## What you need to do
Exactly repeat the material, dropping only the pictures.

## Recorded information
——

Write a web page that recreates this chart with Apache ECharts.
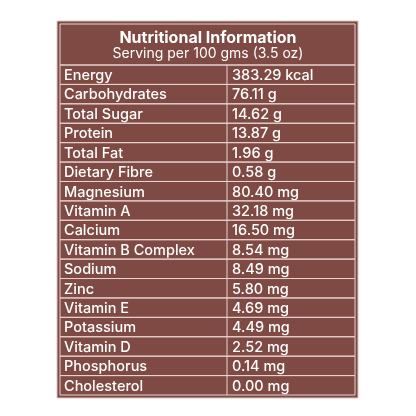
<!DOCTYPE html><html><head><meta charset="utf-8"><script src="https://cdn.jsdelivr.net/npm/echarts@6/dist/echarts.min.js"></script>
<style>html,body{margin:0;background:#fff}#c{width:416px;height:416px}</style></head><body><div id="c"></div><script>
const nutrients=["Energy","Carbohydrates","Total Sugar","Protein","Total Fat","Dietary Fibre","Magnesium","Vitamin A","Calcium","Vitamin B Complex","Sodium","Zinc","Vitamin E","Potassium","Vitamin D","Phosphorus","Cholesterol"];
const amounts=["383.29 kcal","76.11 g","14.62 g","13.87 g","1.96 g","0.58 g","80.40 mg","32.18 mg","16.50 mg","8.54 mg","8.49 mg","5.80 mg","4.69 mg","4.49 mg","2.52 mg","0.14 mg","0.00 mg"];
const titleText="Nutritional Information";
const subText="Serving per 100 gms (3.5 oz)";
const bg="#7e4a43", line="#e6d3cf", font="Inter";
const ch=echarts.init(document.getElementById('c'));
ch.setOption({
 backgroundColor:'#fff',
 graphic:[{type:'rect',shape:{x:57,y:21,width:301,height:377},style:{fill:bg,stroke:'#d8c6c2',lineWidth:1},z:-10},
  {type:'rect',shape:{x:60,y:24,width:295,height:41},style:{fill:'none',stroke:line,lineWidth:1},z:-9}],
 title:{text:titleText,subtext:subText,left:'center',top:25,itemGap:1,
  textStyle:{color:'#fff',fontFamily:font,fontSize:16,fontWeight:'bold'},
  subtextStyle:{color:'#fff',fontFamily:font,fontSize:14}},
 grid:{left:60,right:61,top:65,bottom:21},
 xAxis:{type:'value',min:0,max:1,show:false},
 yAxis:{type:'category',data:nutrients,inverse:true,show:false},
 series:[{type:'custom',data:nutrients.map((n,i)=>[0,i]),
  renderItem:(p,api)=>{const i=api.value(1);const c=p.coordSys;const y=api.coord([0,i])[1];const h=api.size([0,1])[1];
   const y0=y-h/2, xm=227;
   return {type:'group',children:[
    {type:'rect',shape:{x:c.x,y:y0,width:c.width,height:h},style:{fill:'none',stroke:line,lineWidth:1}},
    {type:'line',shape:{x1:xm,y1:y0,x2:xm,y2:y0+h},style:{stroke:line,lineWidth:1}},
    {type:'text',style:{x:c.x+4,y:y+1,text:nutrients[i],fill:'#fff',font:'500 14.5px '+font,verticalAlign:'middle'}},
    {type:'text',style:{x:xm+5,y:y+1,text:amounts[i],fill:'#fff',font:'500 14.5px '+font,verticalAlign:'middle'}}]};
  }}]
});
</script></body></html>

——

## Complete answer
Write a web page that recreates this chart with Apache ECharts.
<!DOCTYPE html><html><head><meta charset="utf-8"><script src="https://cdn.jsdelivr.net/npm/echarts@6/dist/echarts.min.js"></script>
<style>html,body{margin:0;background:#fff}#c{width:416px;height:416px}</style></head><body><div id="c"></div><script>
const nutrients=["Energy","Carbohydrates","Total Sugar","Protein","Total Fat","Dietary Fibre","Magnesium","Vitamin A","Calcium","Vitamin B Complex","Sodium","Zinc","Vitamin E","Potassium","Vitamin D","Phosphorus","Cholesterol"];
const amounts=["383.29 kcal","76.11 g","14.62 g","13.87 g","1.96 g","0.58 g","80.40 mg","32.18 mg","16.50 mg","8.54 mg","8.49 mg","5.80 mg","4.69 mg","4.49 mg","2.52 mg","0.14 mg","0.00 mg"];
const titleText="Nutritional Information";
const subText="Serving per 100 gms (3.5 oz)";
const bg="#7e4a43", line="#e6d3cf", font="Inter";
const ch=echarts.init(document.getElementById('c'));
ch.setOption({
 backgroundColor:'#fff',
 graphic:[{type:'rect',shape:{x:57,y:21,width:301,height:377},style:{fill:bg,stroke:'#d8c6c2',lineWidth:1},z:-10},
  {type:'rect',shape:{x:60,y:24,width:295,height:41},style:{fill:'none',stroke:line,lineWidth:1},z:-9}],
 title:{text:titleText,subtext:subText,left:'center',top:25,itemGap:1,
  textStyle:{color:'#fff',fontFamily:font,fontSize:16,fontWeight:'bold'},
  subtextStyle:{color:'#fff',fontFamily:font,fontSize:14}},
 grid:{left:60,right:61,top:65,bottom:21},
 xAxis:{type:'value',min:0,max:1,show:false},
 yAxis:{type:'category',data:nutrients,inverse:true,show:false},
 series:[{type:'custom',data:nutrients.map((n,i)=>[0,i]),
  renderItem:(p,api)=>{const i=api.value(1);const c=p.coordSys;const y=api.coord([0,i])[1];const h=api.size([0,1])[1];
   const y0=y-h/2, xm=227;
   return {type:'group',children:[
    {type:'rect',shape:{x:c.x,y:y0,width:c.width,height:h},style:{fill:'none',stroke:line,lineWidth:1}},
    {type:'line',shape:{x1:xm,y1:y0,x2:xm,y2:y0+h},style:{stroke:line,lineWidth:1}},
    {type:'text',style:{x:c.x+4,y:y+1,text:nutrients[i],fill:'#fff',font:'500 14.5px '+font,verticalAlign:'middle'}},
    {type:'text',style:{x:xm+5,y:y+1,text:amounts[i],fill:'#fff',font:'500 14.5px '+font,verticalAlign:'middle'}}]};
  }}]
});
</script></body></html>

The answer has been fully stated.